In terms of time performance, the conversion of large scale maps takes a considerable amount of time. This is primarily due to the arc-port assignment step that includes several verifications to generate a correct process representation following the SBGN specifications [3]. In order to optimise the conversion time, several steps (including the identification of clone markers and auxiliary units) were identified to run in parallel; an implementation is planned.

Further work includes extending the ySBGN converter to accommodate SBGN diagrams specific to signalling processes, and this requires introduction of new types of entities and types of processes.
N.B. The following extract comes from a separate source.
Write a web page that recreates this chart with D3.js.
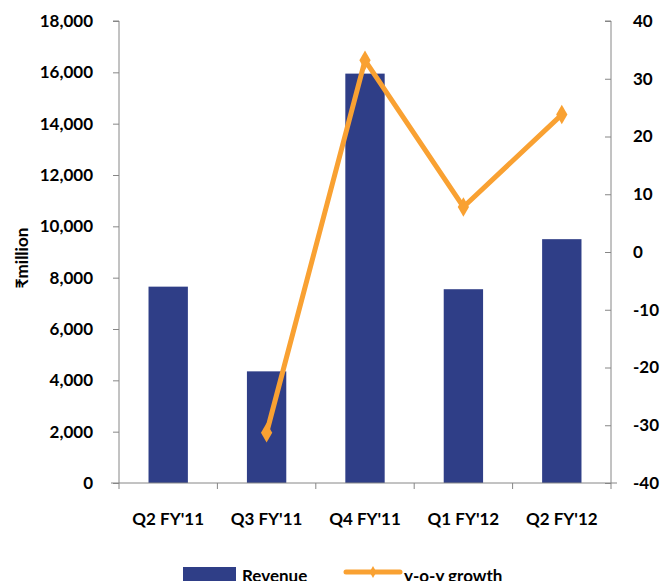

Since we noticed that in some more complex cases, the port orientation is changed, we will also reevaluate the set of features influencing the assessment of the process orientation focusing on the signalling processes.

The integration of the extended converter into the System Biology Format Converter (SBFC) [8] and development of a validation step of the generated SBGN map (similar to e.g. SBGN-ED [13]) are also planned. Finally, the aim is to integrate and provide the ySBGN functionality as a web-based application in order to improve the user’s access.

5 Conclusions

The ySBGN converter permits translation between the yEd-specific GraphML and SBGN-ML formats, allowing management of SBGN diagrams by the yEd framework, a well-established graph editor that can support extensive and dense graphs. Using the yEd platform substantially reduces the amount of work for systems biology researchers when describing a model: an aesthetical view is created easily with a possibility of having the network represented and visualised in the standard format.